■ Problem to solve:
Transcribe exactly the lines from the one holding "Convert this diagram to TikZ code." to the end of the data below, including both of those lines and no others.

■ Data section:
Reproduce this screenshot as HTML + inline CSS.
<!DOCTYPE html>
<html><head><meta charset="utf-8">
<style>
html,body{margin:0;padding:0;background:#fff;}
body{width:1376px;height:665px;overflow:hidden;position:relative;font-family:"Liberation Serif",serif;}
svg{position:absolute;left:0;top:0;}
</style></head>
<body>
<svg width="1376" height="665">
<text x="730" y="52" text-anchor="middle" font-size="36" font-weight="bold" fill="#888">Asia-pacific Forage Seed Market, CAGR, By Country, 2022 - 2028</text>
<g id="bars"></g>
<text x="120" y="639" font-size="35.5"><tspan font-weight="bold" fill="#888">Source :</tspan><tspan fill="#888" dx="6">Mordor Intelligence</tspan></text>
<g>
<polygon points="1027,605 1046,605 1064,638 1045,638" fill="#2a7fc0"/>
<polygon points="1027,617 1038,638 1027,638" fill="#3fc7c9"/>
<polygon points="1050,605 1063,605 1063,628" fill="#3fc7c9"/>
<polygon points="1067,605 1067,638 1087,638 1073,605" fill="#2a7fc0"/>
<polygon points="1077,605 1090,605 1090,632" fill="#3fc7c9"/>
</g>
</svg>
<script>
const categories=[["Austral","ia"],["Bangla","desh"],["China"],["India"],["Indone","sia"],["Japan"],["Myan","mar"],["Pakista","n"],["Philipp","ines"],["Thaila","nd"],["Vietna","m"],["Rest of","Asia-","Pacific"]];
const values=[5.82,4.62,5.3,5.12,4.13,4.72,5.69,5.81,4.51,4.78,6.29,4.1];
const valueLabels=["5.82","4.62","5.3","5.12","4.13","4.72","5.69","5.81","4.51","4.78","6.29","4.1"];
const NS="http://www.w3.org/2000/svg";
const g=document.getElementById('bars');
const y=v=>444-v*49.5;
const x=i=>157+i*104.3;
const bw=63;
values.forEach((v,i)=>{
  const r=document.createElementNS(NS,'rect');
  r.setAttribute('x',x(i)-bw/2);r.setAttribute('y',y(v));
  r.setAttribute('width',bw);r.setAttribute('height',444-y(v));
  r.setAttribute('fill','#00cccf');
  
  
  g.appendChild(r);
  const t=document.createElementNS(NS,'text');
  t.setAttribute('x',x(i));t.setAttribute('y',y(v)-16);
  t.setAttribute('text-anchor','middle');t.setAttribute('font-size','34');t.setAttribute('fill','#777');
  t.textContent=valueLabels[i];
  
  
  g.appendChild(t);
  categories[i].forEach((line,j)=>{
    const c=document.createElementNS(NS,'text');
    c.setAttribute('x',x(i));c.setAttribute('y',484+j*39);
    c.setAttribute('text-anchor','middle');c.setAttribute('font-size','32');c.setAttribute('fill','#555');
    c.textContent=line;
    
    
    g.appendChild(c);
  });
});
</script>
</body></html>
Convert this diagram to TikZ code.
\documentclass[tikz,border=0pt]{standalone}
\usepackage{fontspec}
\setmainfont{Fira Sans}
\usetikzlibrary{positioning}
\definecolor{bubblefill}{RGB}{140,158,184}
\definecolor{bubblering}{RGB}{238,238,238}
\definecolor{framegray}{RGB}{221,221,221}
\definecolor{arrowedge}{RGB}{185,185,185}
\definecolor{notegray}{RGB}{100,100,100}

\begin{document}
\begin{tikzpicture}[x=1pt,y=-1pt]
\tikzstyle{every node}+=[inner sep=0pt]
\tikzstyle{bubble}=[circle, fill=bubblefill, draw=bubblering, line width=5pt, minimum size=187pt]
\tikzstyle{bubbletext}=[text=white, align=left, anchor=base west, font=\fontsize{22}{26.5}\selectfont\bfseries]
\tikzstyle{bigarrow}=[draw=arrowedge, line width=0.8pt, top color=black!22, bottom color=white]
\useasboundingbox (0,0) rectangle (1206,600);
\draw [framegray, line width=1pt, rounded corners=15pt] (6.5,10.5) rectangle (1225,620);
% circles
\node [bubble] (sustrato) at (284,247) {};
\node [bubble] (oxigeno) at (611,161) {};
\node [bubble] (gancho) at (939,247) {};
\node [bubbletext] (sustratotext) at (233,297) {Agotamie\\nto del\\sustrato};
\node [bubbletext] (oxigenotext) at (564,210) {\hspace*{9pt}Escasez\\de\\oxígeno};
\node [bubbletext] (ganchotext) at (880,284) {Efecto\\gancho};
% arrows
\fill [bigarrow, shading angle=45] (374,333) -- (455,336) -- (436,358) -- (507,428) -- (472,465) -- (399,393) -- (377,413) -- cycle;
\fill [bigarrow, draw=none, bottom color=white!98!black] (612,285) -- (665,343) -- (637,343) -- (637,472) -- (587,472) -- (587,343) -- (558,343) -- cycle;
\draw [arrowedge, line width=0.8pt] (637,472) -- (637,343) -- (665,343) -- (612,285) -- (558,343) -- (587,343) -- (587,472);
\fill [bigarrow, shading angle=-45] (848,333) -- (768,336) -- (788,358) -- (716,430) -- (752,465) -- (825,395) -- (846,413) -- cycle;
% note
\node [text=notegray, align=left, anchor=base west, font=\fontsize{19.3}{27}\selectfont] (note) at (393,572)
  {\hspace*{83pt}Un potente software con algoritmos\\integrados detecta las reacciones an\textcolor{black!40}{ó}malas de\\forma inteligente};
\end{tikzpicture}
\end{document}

■ Output of the exercise:
Convert this diagram to TikZ code.
\documentclass[tikz,border=0pt]{standalone}
\usepackage{fontspec}
\setmainfont{Fira Sans}
\usetikzlibrary{positioning}
\definecolor{bubblefill}{RGB}{140,158,184}
\definecolor{bubblering}{RGB}{238,238,238}
\definecolor{framegray}{RGB}{221,221,221}
\definecolor{arrowedge}{RGB}{185,185,185}
\definecolor{notegray}{RGB}{100,100,100}

\begin{document}
\begin{tikzpicture}[x=1pt,y=-1pt]
\tikzstyle{every node}+=[inner sep=0pt]
\tikzstyle{bubble}=[circle, fill=bubblefill, draw=bubblering, line width=5pt, minimum size=187pt]
\tikzstyle{bubbletext}=[text=white, align=left, anchor=base west, font=\fontsize{22}{26.5}\selectfont\bfseries]
\tikzstyle{bigarrow}=[draw=arrowedge, line width=0.8pt, top color=black!22, bottom color=white]
\useasboundingbox (0,0) rectangle (1206,600);
\draw [framegray, line width=1pt, rounded corners=15pt] (6.5,10.5) rectangle (1225,620);
% circles
\node [bubble] (sustrato) at (284,247) {};
\node [bubble] (oxigeno) at (611,161) {};
\node [bubble] (gancho) at (939,247) {};
\node [bubbletext] (sustratotext) at (233,297) {Agotamie\\nto del\\sustrato};
\node [bubbletext] (oxigenotext) at (564,210) {\hspace*{9pt}Escasez\\de\\oxígeno};
\node [bubbletext] (ganchotext) at (880,284) {Efecto\\gancho};
% arrows
\fill [bigarrow, shading angle=45] (374,333) -- (455,336) -- (436,358) -- (507,428) -- (472,465) -- (399,393) -- (377,413) -- cycle;
\fill [bigarrow, draw=none, bottom color=white!98!black] (612,285) -- (665,343) -- (637,343) -- (637,472) -- (587,472) -- (587,343) -- (558,343) -- cycle;
\draw [arrowedge, line width=0.8pt] (637,472) -- (637,343) -- (665,343) -- (612,285) -- (558,343) -- (587,343) -- (587,472);
\fill [bigarrow, shading angle=-45] (848,333) -- (768,336) -- (788,358) -- (716,430) -- (752,465) -- (825,395) -- (846,413) -- cycle;
% note
\node [text=notegray, align=left, anchor=base west, font=\fontsize{19.3}{27}\selectfont] (note) at (393,572)
  {\hspace*{83pt}Un potente software con algoritmos\\integrados detecta las reacciones an\textcolor{black!40}{ó}malas de\\forma inteligente};
\end{tikzpicture}
\end{document}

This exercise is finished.